By Chad Ingram
Just what to do about the Minden Hills Cultural Centre – how to make it more economically viable and how to bring more people through its doors, which are of course linked – is a puzzle that’s been pondered by a succession of Minden Hills councils.
They’ve tried various things. There have been changes in the staff contingent over the years, with fluctuating numbers of full-time and part-time staff. There have been changes in the way admission works, from donations to a formalized fee structure and, recently, back to donations.
The one-time R.D. Lawrence Place, dedicated to the literary and conservationist work of its namesake, was rebranded as Nature’s Place, a more generalized interpretive centre, by the previous council.
None of these changes has seemed to have made a significant difference.
Walk-in traffic at the facility – which includes Nature’s Place, the Minden Hills Museum and the Agnes Jamieson Gallery – has flatlined for years.
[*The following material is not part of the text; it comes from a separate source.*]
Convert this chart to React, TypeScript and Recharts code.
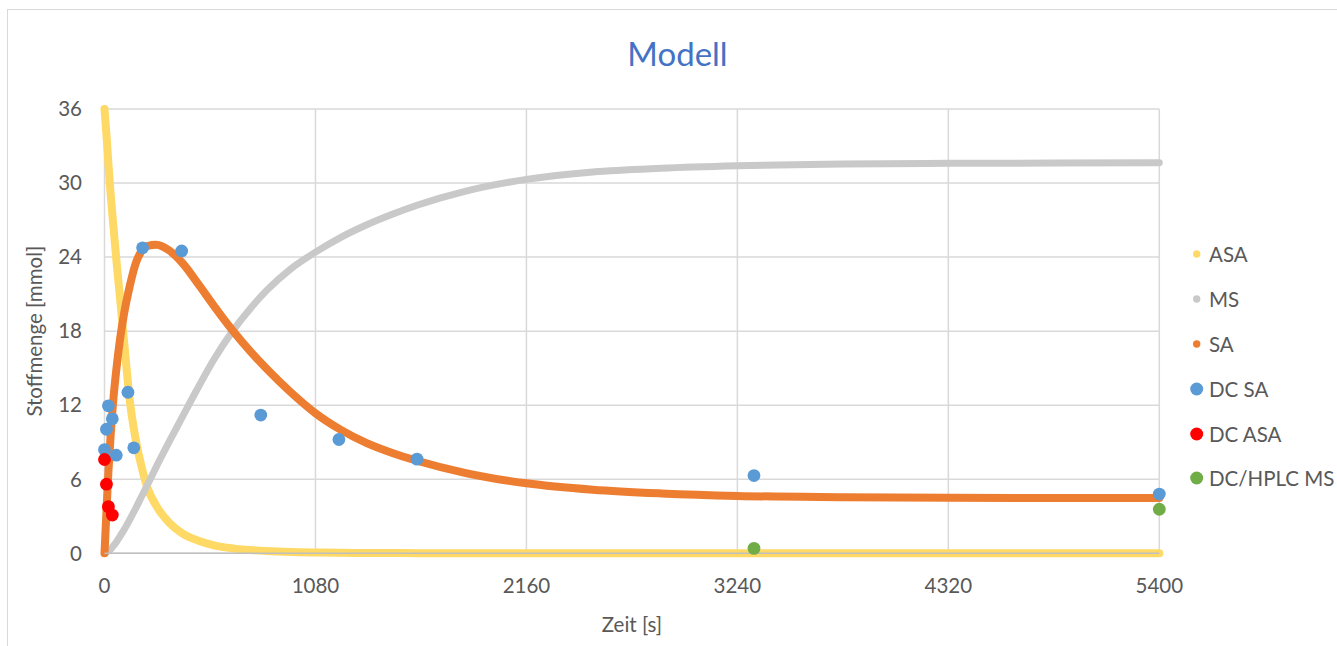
import React from 'react';
import { ComposedChart, Line, Scatter, XAxis, YAxis, CartesianGrid, Legend } from 'recharts';

const FONT = 'Lato, "Noto Sans", sans-serif';
const TEXT = '#595959';

// model curves, read off the picture
const modelTime = [
  0, 10, 20, 30, 45, 60, 80, 100, 130, 160, 190, 220, 265, 330, 400, 485, 560, 656, 750, 830,
  950, 1080, 1210, 1340, 1470, 1600, 1850, 2160, 2500, 2850, 3240, 3780, 4320, 4860, 5400,
];
const asaModel = [
  36, 33.9, 31.6, 29.4, 26.6, 23.9, 20.6, 17.2, 12.3, 9.2, 7.0, 5.3, 3.85, 2.5, 1.6, 1.0, 0.65, 0.4, 0.26, 0.18,
  0.1, 0.06, 0.04, 0.03, 0.02, 0.01, 0, 0, 0, 0, 0, 0, 0, 0, 0,
];
const msModel = [
  0, 0.1, 0.2, 0.3, 0.6, 0.9, 1.4, 1.9, 2.75, 3.65, 4.6, 5.55, 7.0, 9.0, 11.1, 13.6, 15.7, 18.0, 19.9, 21.3,
  23.0, 24.4, 25.6, 26.6, 27.45, 28.2, 29.35, 30.3, 30.9, 31.2, 31.4, 31.55, 31.6, 31.62, 31.65,
];
const saModel = [
  0, 3.4, 6.6, 9.2, 12.4, 14.8, 17.4, 19.4, 21.7, 23.5, 24.5, 24.9, 25.0, 24.55, 23.5, 21.7, 20.05, 18.05, 16.3, 14.95,
  13.1, 11.35, 10.0, 8.95, 8.15, 7.5, 6.5, 5.67, 5.15, 4.85, 4.65, 4.55, 4.5, 4.48, 4.48,
];

// measured points
const dcSaTime = [0, 10, 20, 40, 60, 120, 150, 195, 395, 800, 1200, 1600, 3325, 5400];
const dcSaValue = [8.4, 10.05, 11.95, 10.9, 7.95, 13.05, 8.55, 24.75, 24.5, 11.2, 9.22, 7.63, 6.3, 4.8];
const dcAsaTime = [0, 10, 20, 40];
const dcAsaValue = [7.6, 5.6, 3.78, 3.1];
const hplcMsTime = [3325, 5400];
const hplcMsValue = [0.4, 3.57];

const xTicks = [0, 1080, 2160, 3240, 4320, 5400];
const yTicks = [0, 6, 12, 18, 24, 30, 36];
const legendOrder = ['ASA', 'MS', 'SA', 'DC SA', 'DC ASA', 'DC/HPLC MS'];

const modelData = modelTime.map((t, i) => ({ t, ASA: asaModel[i], MS: msModel[i], SA: saModel[i] }));
const toPoints = (ts: number[], vs: number[]) => ts.map((t, i) => ({ t, v: vs[i] }));

const dot = (p: any) => <circle cx={p.cx} cy={p.cy} r={6.4} fill={p.fill} />;

const renderLegend = (props: any) => {
  const items = [...(props.payload || [])].sort(
    (a: any, b: any) => legendOrder.indexOf(a.value) - legendOrder.indexOf(b.value),
  );
  return (
    <div style={{ display: 'flex', flexDirection: 'column' }}>
      {items.map((e: any) => (
        <div key={e.value} style={{ height: 44.8, display: 'flex', alignItems: 'center' }}>
          <svg width={26} height={14}>
            <circle cx={13.7} cy={7} r={e.type === 'line' ? 3.7 : 6.5} fill={e.color} />
          </svg>
          <span style={{ fontFamily: FONT, fontSize: 20.5, color: TEXT, whiteSpace: 'nowrap' }}>{e.value}</span>
        </div>
      ))}
    </div>
  );
};

const xLabel = (p: any) => {
  const vb = p.viewBox;
  return (
    <text x={vb.x + vb.width / 2} y={vb.y + 79} textAnchor="middle" fill={TEXT} fontSize={20.5} fontFamily={FONT}>
      Zeit [s]
    </text>
  );
};

const yLabel = (p: any) => {
  const vb = p.viewBox;
  const cx = vb.x + 34;
  const cy = vb.y + vb.height / 2;
  return (
    <text
      x={cx}
      y={cy}
      transform={`rotate(-90, ${cx}, ${cy})`}
      textAnchor="middle"
      dominantBaseline="central"
      fill={TEXT}
      fontSize={20.5}
      fontFamily={FONT}
    >
      Stoffmenge [mmol]
    </text>
  );
};

export default function App() {
  const tick = { fill: TEXT, fontSize: 20.5, fontFamily: FONT };
  return (
    <div
      style={{
        position: 'fixed', left: 0, top: 0, width: 1337, height: 646,
        background: '#fff', overflow: 'hidden', fontFamily: FONT,
      }}
    >
      <div
        style={{
          position: 'absolute', left: 7, top: 9, width: 1345, height: 655,
          border: '1.5px solid #D9D9D9', boxSizing: 'border-box',
        }}
      />
      <div
        style={{
          position: 'absolute', left: 8, width: 1339, top: 33, textAlign: 'center',
          fontSize: 33, lineHeight: '40px', color: '#4472C4',
        }}
      >
        Modell
      </div>
      <div style={{ position: 'absolute', left: 0, top: 0 }}>
        <ComposedChart
          width={1337}
          height={646}
          data={modelData}
          margin={{ top: 109, right: 177.7, bottom: 0, left: 0 }}
        >
          <CartesianGrid stroke="#D9D9D9" strokeWidth={1.5} />
          <XAxis
            type="number"
            dataKey="t"
            domain={[0, 5400]}
            ticks={xTicks}
            height={92.7}
            tick={tick}
            tickLine={false}
            tickSize={0}
            tickMargin={25}
            axisLine={{ stroke: '#BFBFBF', strokeWidth: 1.5 }}
            label={{ content: xLabel }}
          />
          <YAxis
            type="number"
            domain={[0, 36]}
            ticks={yTicks}
            width={104.5}
            tick={tick}
            tickLine={false}
            tickSize={0}
            tickMargin={22.5}
            axisLine={false}
            label={{ content: yLabel }}
          />
          <Legend
            layout="vertical"
            align="center"
            verticalAlign="middle"
            content={renderLegend}
            wrapperStyle={{ left: 1183, top: 232, width: 154 }}
          />
          <Line name="ASA" dataKey="ASA" type="monotone" stroke="#FFD966" strokeWidth={8}
            strokeLinecap="round" strokeLinejoin="round" dot={false} activeDot={false} isAnimationActive={false} />
          <Line name="MS" dataKey="MS" type="monotone" stroke="#C9C9C9" strokeWidth={7}
            strokeLinecap="round" strokeLinejoin="round" dot={false} activeDot={false} isAnimationActive={false} />
          <Line name="SA" dataKey="SA" type="monotone" stroke="#ED7D31" strokeWidth={8}
            strokeLinecap="round" strokeLinejoin="round" dot={false} activeDot={false} isAnimationActive={false} />
          <Scatter name="DC SA" data={toPoints(dcSaTime, dcSaValue)} dataKey="v" fill="#5B9BD5"
            shape={dot} isAnimationActive={false} />
          <Scatter name="DC ASA" data={toPoints(dcAsaTime, dcAsaValue)} dataKey="v" fill="#FF0000"
            shape={dot} isAnimationActive={false} />
          <Scatter name="DC/HPLC MS" data={toPoints(hplcMsTime, hplcMsValue)} dataKey="v" fill="#70AD47"
            shape={dot} isAnimationActive={false} />
        </ComposedChart>
      </div>
    </div>
  );
}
It became clear late last month that the cultural centre’s budget would be laid on the chopping block as Minden Hills council attempts to keep the tax increase for 2016 below 10 per cent.
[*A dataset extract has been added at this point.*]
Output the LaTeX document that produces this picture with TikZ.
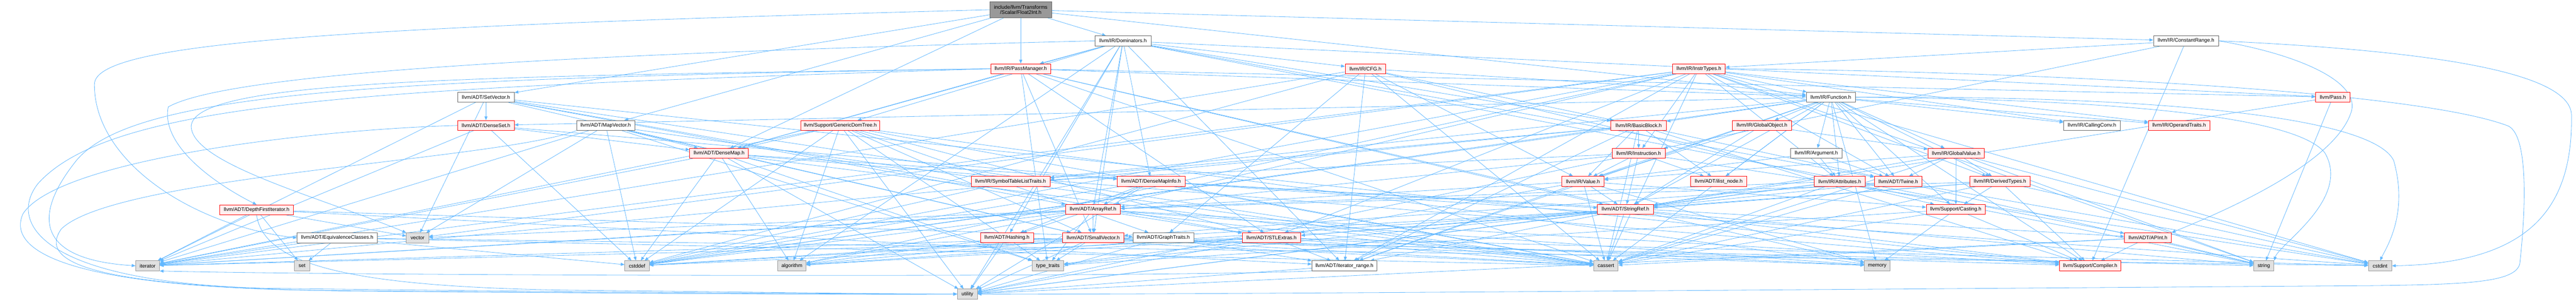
\documentclass[tikz,border=0pt]{standalone}
\usepackage{fontspec}
\setmainfont{Liberation Sans}
\usetikzlibrary{arrows.meta}
\definecolor{edgec}{HTML}{63B8FF}
\definecolor{redfill}{HTML}{FFF0F0}
\definecolor{greyfill}{HTML}{E0E0E0}
\definecolor{greydraw}{HTML}{999999}
\definecolor{darkdraw}{HTML}{666666}
\definecolor{rootfill}{HTML}{999999}
\pgfdeclarelayer{bg}
\pgfsetlayers{bg,main}
\begin{document}
\begin{tikzpicture}[x=1pt,y=1pt,
  box/.style={font=\fontsize{13.3}{14.5}\selectfont, inner sep=0pt, minimum height=26pt, line width=1.2pt},
  rn/.style={box, draw=red, fill=redfill},
  wn/.style={box, draw=darkdraw, fill=white},
  sn/.style={box, draw=greydraw, fill=greyfill},
  root/.style={box, draw=darkdraw, fill=rootfill, align=center},
  e/.style={draw=edgec, line width=1.1pt, -{Triangle[length=10pt,width=8pt]}},
]
\useasboundingbox (0,0) rectangle (6737,-788);
% row 0
\node[root, minimum width=161pt, minimum height=41pt] (F2I) at (2669.5,-25.5) {include/llvm/Transforms\\/Scalar/Float2Int.h};
% row 1
\node[wn, minimum width=146pt] (Dom) at (2937,-107) {llvm/IR/Dominators.h};
\node[wn, minimum width=170pt] (CR) at (5717,-107) {llvm/IR/ConstantRange.h};
% row 2
\node[rn, minimum width=157pt] (PM) at (2669.5,-180) {llvm/IR/PassManager.h};
\node[rn, minimum width=106pt] (CFG) at (3571,-180) {llvm/IR/CFG.h};
\node[rn, minimum width=138pt] (InstrT) at (4443,-180) {llvm/IR/InstrTypes.h};
% row 3
\node[wn, minimum width=148pt] (SetV) at (1271,-254.5) {llvm/ADT/SetVector.h};
\node[wn, minimum width=128pt] (Func) at (4788,-254.5) {llvm/IR/Function.h};
\node[rn, minimum width=90pt] (Pass) at (6101,-254.5) {llvm/Pass.h};
% row 4
\node[rn, minimum width=148pt] (DSet) at (1271,-328.5) {llvm/ADT/DenseSet.h};
\node[wn, minimum width=152pt] (MapV) at (1584,-328.5) {llvm/ADT/MapVector.h};
\node[rn, minimum width=207pt] (GDT) at (2197.5,-328.5) {llvm/Support/GenericDomTree.h};
\node[rn, minimum width=145pt] (BB) at (4285.5,-328.5) {llvm/IR/BasicBlock.h};
\node[rn, minimum width=154pt] (GObj) at (4608,-328.5) {llvm/IR/GlobalObject.h};
\node[wn, minimum width=148pt] (CC) at (5471,-328.5) {llvm/IR/CallingConv.h};
\node[rn, minimum width=160pt] (OpT) at (5699,-328.5) {llvm/IR/OperandTraits.h};
% row 5
\node[rn, minimum width=153pt] (DMap) at (1880.5,-401.5) {llvm/ADT/DenseMap.h};
\node[rn, minimum width=139pt] (Inst) at (4285.5,-401.5) {llvm/IR/Instruction.h};
\node[wn, minimum width=134pt] (Arg) at (4750,-401.5) {llvm/IR/Argument.h};
\node[rn, minimum width=148pt] (GVal) at (5116,-401.5) {llvm/IR/GlobalValue.h};
% row 6
\node[rn, minimum width=206pt] (STLT) at (2643,-475) {llvm/IR/SymbolTableListTraits.h};
\node[rn, minimum width=177pt] (DMI) at (3010.5,-475) {llvm/ADT/DenseMapInfo.h};
\node[rn, minimum width=110pt] (Val) at (4140,-475) {llvm/IR/Value.h};
\node[rn, minimum width=146pt] (ilist) at (4495,-475) {llvm/ADT/ilist\_node.h};
\node[rn, minimum width=133pt] (Attr) at (4811.5,-475) {llvm/IR/Attributes.h};
\node[rn, minimum width=125pt] (Twine) at (4964.5,-475) {llvm/ADT/Twine.h};
\node[rn, minimum width=157pt] (DerT) at (5230.5,-475) {llvm/IR/DerivedTypes.h};
% row 7
\node[rn, minimum width=192pt] (DFI) at (671,-549.5) {llvm/ADT/DepthFirstIterator.h};
\node[rn, minimum width=143pt] (ARef) at (2858.5,-548.5) {llvm/ADT/ArrayRef.h};
\node[rn, minimum width=146pt] (SRef) at (4251,-548.5) {llvm/ADT/StringRef.h};
\node[rn, minimum width=154pt] (Cast) at (5115,-548.5) {llvm/Support/Casting.h};
% row 8
\node[wn, minimum width=210pt] (EqC) at (882,-623) {llvm/ADT/EquivalenceClasses.h};
\node[sn, minimum width=58pt] (vector) at (1092,-623) {vector};
\node[rn, minimum width=139pt] (Hash) at (2633.5,-622.5) {llvm/ADT/Hashing.h};
\node[rn, minimum width=160pt] (SVec) at (2859,-622.5) {llvm/ADT/SmallVector.h};
\node[wn, minimum width=159pt] (GTr) at (3042.5,-622.5) {llvm/ADT/GraphTraits.h};
\node[rn, minimum width=153pt] (STLE) at (3325.5,-622.5) {llvm/ADT/STLExtras.h};
\node[rn, minimum width=123pt] (APInt) at (5617.5,-622.5) {llvm/ADT/APInt.h};
% row 9
\node[sn, minimum width=62pt] (iterator) at (386,-696) {iterator};
\node[sn, minimum width=40pt] (set) at (790,-696) {set};
\node[sn, minimum width=64pt] (cstddef) at (1666,-696) {cstddef};
\node[sn, minimum width=74pt] (algorithm) at (2071,-696) {algorithm};
\node[sn, minimum width=83pt] (typetraits) at (2740.5,-696) {type\_traits};
\node[wn, minimum width=170pt] (itrange) at (3516,-696) {llvm/ADT/iterator\_range.h};
\node[sn, minimum width=64pt] (cassert) at (4200,-696) {cassert};
\node[sn, minimum width=67pt] (memory) at (4909.5,-696) {memory};
\node[rn, minimum width=161pt] (Compiler) at (5466.5,-696) {llvm/Support/Compiler.h};
\node[sn, minimum width=53pt] (string) at (5920.5,-696) {string};
\node[sn, minimum width=61pt] (cstdint) at (6224.5,-696) {cstdint};
% row 10
\node[sn, minimum width=52pt] (utility) at (2530,-770) {utility};

\begin{pgfonlayer}{bg}
\foreach \t in {MapV,SetV,DMap,CR,Dom,PM,Func} \draw[e] (F2I) -- (\t);
\foreach \t in {APInt,ARef,DMap,DMI,Hash,SVec,Twine,itrange,BB,CFG,PM,Pass,GDT,algorithm,utility} \draw[e] (Dom) -- (\t);
\foreach \t in {InstrT,Inst,Compiler} \draw[e] (CR) -- (\t);
\foreach \t in {DMap,STLE,SVec,SRef,Func,Pass,cassert,memory,typetraits} \draw[e] (PM) -- (\t);
\foreach \t in {GTr,itrange,BB,Func,Val,Cast,cassert,cstddef,iterator} \draw[e] (CFG) -- (\t);
\foreach \t in {ARef,STLE,Twine,itrange,Attr,CC,DerT,Func,Inst,OpT,algorithm,cassert,cstddef,cstdint,iterator,string,vector} \draw[e] (InstrT) -- (\t);
\foreach \t in {ARef,DSet,STLE,SVec,Compiler,cassert,iterator,vector} \draw[e] (SetV) -- (\t);
\foreach \t in {DSet,SRef,Twine,ilist,itrange,Arg,Attr,BB,CC,DerT,GObj,GVal,OpT,STLT,Val,Cast,Compiler,cassert,cstddef,memory} \draw[e] (Func) -- (\t);
\foreach \t in {SRef,string} \draw[e] (Pass) -- (\t);
\foreach \t in {DMap,DMI,cstddef,iterator} \draw[e] (DSet) -- (\t);
\foreach \t in {DMap,SVec,cassert,cstddef,iterator,typetraits,vector} \draw[e] (MapV) -- (\t);
\foreach \t in {DMap,GTr,STLE,SVec,algorithm,cassert,cstddef,iterator,memory,typetraits,utility} \draw[e] (GDT) -- (\t);
\foreach \t in {Twine,ilist,itrange,Inst,STLT,Val,Compiler,cassert,cstddef,iterator} \draw[e] (BB) -- (\t);
\foreach \t in {SRef,GVal,Val} \draw[e] (GObj) -- (\t);
\foreach \t in {DMI,Compiler,algorithm,cassert,cstddef,iterator,typetraits,utility} \draw[e] (DMap) -- (\t);
\foreach \t in {ARef,SRef,ilist,STLT,Val,cstdint,utility} \draw[e] (Inst) -- (\t);
\foreach \t in {Twine,Attr,Val} \draw[e] (Arg) -- (\t);
\foreach \t in {SRef,Twine,DerT,Val,Cast,cassert,cstdint,string} \draw[e] (GVal) -- (\t);
\draw[e] (STLT) -- (cstddef);
\foreach \t in {APInt,ARef,Hash,SRef,cassert,cstddef,cstdint,utility} \draw[e] (DMI) -- (\t);
\foreach \t in {STLE,SRef,itrange,Cast,cassert,iterator,memory} \draw[e] (Val) -- (\t);
\foreach \t in {ARef,SRef,cassert,string,utility} \draw[e] (Attr) -- (\t);
\foreach \t in {SVec,SRef,cassert,cstdint,string} \draw[e] (Twine) -- (\t);
\foreach \t in {ARef,STLE,SRef,Cast,Compiler,cassert,cstdint} \draw[e] (DerT) -- (\t);
\foreach \t in {GTr,itrange,iterator,set,vector} \draw[e] (DFI) -- (\t);
\foreach \t in {Hash,STLE,SVec,Compiler,algorithm,cassert,cstddef,iterator,memory,typetraits,vector} \draw[e] (ARef) -- (\t);
\foreach \t in {STLE,itrange,Compiler,algorithm,cassert,cstddef,string,typetraits,utility} \draw[e] (SRef) -- (\t);
\foreach \t in {Compiler,cassert,memory,typetraits} \draw[e] (Cast) -- (\t);
\foreach \t in {cassert,cstddef,cstdint,iterator,set} \draw[e] (EqC) -- (\t);
\foreach \t in {algorithm,cassert,string,utility} \draw[e] (Hash) -- (\t);
\foreach \t in {Compiler,algorithm,cassert,cstddef,iterator,memory,typetraits,utility} \draw[e] (SVec) -- (\t);
\foreach \t in {itrange,utility} \draw[e] (GTr) -- (\t);
\foreach \t in {itrange,algorithm,cassert,cstddef,cstdint,iterator,memory,typetraits,utility} \draw[e] (STLE) -- (\t);
\foreach \t in {Compiler,cassert,string,utility} \draw[e] (APInt) -- (\t);
\draw[e] (itrange.south west) .. controls (3000,-728) and (900,-722) .. (iterator.south east);
\draw[e] (itrange) -- (utility);
% routed edges: left side
\draw[e] (F2I.west) .. controls (900,-70) and (250,-110) .. (247,-220) .. controls (245,-420) and (500,-590) .. (EqC.west);
\draw[e] (Dom.west) .. controls (1500,-140) and (600,-190) .. (440,-280) .. controls (420,-380) and (560,-480) .. (DFI.north);
\draw[e] (PM.west) .. controls (1200,-200) and (510,-210) .. (500,-330) .. controls (500,-430) and (850,-520) .. (vector.north west);
\draw[e] (PM.west) .. controls (1000,-205) and (350,-240) .. (200,-420) .. controls (80,-570) and (100,-680) .. (iterator.west);
\draw[e] (PM.west) .. controls (1000,-230) and (300,-260) .. (100,-480) .. controls (20,-580) and (100,-740) .. (700,-755) .. controls (1500,-765) and (2300,-770) .. (utility.west);
\draw[e] (DSet.west) .. controls (800,-340) and (150,-420) .. (60,-560) .. controls (20,-650) and (150,-748) .. (800,-760) .. controls (1600,-768) and (2300,-772) .. (utility.west);
\draw[e] (MapV.south west) .. controls (1300,-420) and (300,-460) .. (160,-600) .. controls (90,-700) and (300,-752) .. (900,-762) .. controls (1600,-768) and (2300,-772) .. (utility.west);
\draw[e] (DFI.south) .. controls (690,-690) and (900,-752) .. (1500,-760) .. controls (2000,-765) and (2300,-770) .. (utility.west);
% routed edges: right side
\draw[e] (CR.east) .. controls (6300,-130) and (6720,-180) .. (6725,-300) .. controls (6730,-560) and (6600,-690) .. (cstdint.east);
\draw[e] (CR.east) .. controls (6000,-140) and (6170,-210) .. (6150,-290) .. controls (6110,-430) and (5800,-560) .. (APInt.north east);
\draw[e] (InstrT.east) .. controls (5200,-185) and (6300,-230) .. (6560,-330) .. controls (6620,-360) and (6600,-600) .. (6590,-690) .. controls (6580,-740) and (6450,-745) .. (6200,-748) .. controls (4500,-760) and (3000,-772) .. (utility.east);
\draw[e] (Func.east) .. controls (5500,-260) and (6000,-300) .. (6080,-400) .. controls (6150,-520) and (5960,-640) .. (string.north east);
\draw[e] (Func.east) .. controls (5600,-250) and (6200,-300) .. (6260,-420) .. controls (6300,-560) and (6240,-650) .. (cstdint.north);
\end{pgfonlayer}
\end{tikzpicture}
\end{document}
Myriad financial pressures, including, predominantly, the second year of five years of outrageous and unacceptable OPP billing increases, are pinching the township in a severe way.
Just the increase in the township’s policing bill – an increase of $391,000 this year, as the annual bill climbs to $2 million at the end of the phase-in – is greater than the first-round draft budget for the cultural centre, which was just below $340,000.
Reeve Brent Devolin said he can no longer justify the centre’s expense and low attendance to taxpayers and council instructed the township’s community services director to slash $50,000 from its budget for 2016. Devolin said he’d like to see the same next year, equating to a $100,000 cut over two years.
Some community members have bristled, remarking that of course the arts are first on the block as Devolin’s not-so-secret conservatism comes to bear.
Some are supportive, saying the centre’s budget is too high for the number of people it attracts. There are even a few extremists who’d like to see the whole thing closed, the money used elsewhere.
There is no easy answer or clear solution when it comes to the cultural centre, but continued low traffic volumes at the facility indicate that perhaps its traditional programming needs an overhaul.
In the exposure department, social media is an easy and free way to promote the centre and while it has both a Facebook page and Twitter account, they need to be used on a regular basis to be effective.
The cultural centre Twitter account has just 88 followers and has been inactive since the new fall hours were posted on Sept. 3 of last year.
Audience engagement is a key part of social media success and social media experts will tell you that if you want to build an attentive Twitter audience, you should Tweet four to six times a day.
The cultural centre could do “did you know?” type posts with interesting bits of Minden history. It could ask people to identify mysterious, antique farming implements. It could regularly post pictures of the pieces on display at the art gallery.
As council moves to reduce the centre’s funding, a social media marketing plan would be a relatively easy and cost-effective way to promote the centre’s programming and exhibits.